Book Review: Centauri’s Shadow by Ross Garner


It takes a fair amount of skill, and, I’m sure, planning, to write a multi-timeline book telling the stories of two characters 40 years apart. Add to that they’re both embarking on a deep space mission to Proxima Centauri, one before and one after a devastating alien attack on Earth’s Mars colony, and things get very complicated.

Ross Garner handles it with aplomb in his debut novel, Centauri’s Shadow. While it might sound like a setup for a spaceships and lasers funfest, it’s actually a very human story about how our personalities and lives are formed by trauma.

Cole Anderson (no relation) loses his family to tragedy as a young man, and is left both physically and mentally disfigured by the experience.

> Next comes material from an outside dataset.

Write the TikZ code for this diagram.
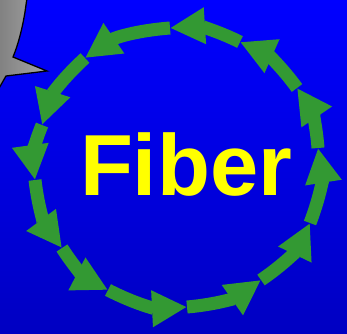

His story is one of being ‘othered’ by his peers and growing resentful, even misanthropic as a result. He makes bad decisions, and maybe does some morally questionable things as his story progresses to adulthood and his reluctant journey.

Kyoko Ishihara grows up under the constant threat of imminent war (Hi, Gen X!), with human ingenuity turned wholly to defence against another alien attack. Detached from her own life, she is a willing volunteer for a likely suicide mission to save the planet.

As I said, two timelines can be tricky to handle, but Garner does it masterfully, switching between them in ways that hint at secrets and lies, teasing and then only revealing them when the time is right. This drives the plot and has you questioning how reliable the characters are and what they’re maybe not telling you.

But plot isn’t the real meat of the story here, it’s people, in all their flawed, damaged, destructive glory. It’s both of them stumbling toward their destiny, where their stories eventually intertwine to deliver the story’s climax. Questions are asked about what we do out of fear, what we assume about others and what it means about our very nature.

As I neared the end, I genuinely wasn’t sure which way it was going to go, and while either would have been utterly suitable endings, such was the complexity with which Garner had woven the story, the actual ending felt exactly right. In the end, I thoroughly enjoyed this deeply human tale set against an expansive backdrop of humanity on the verge of alien contact.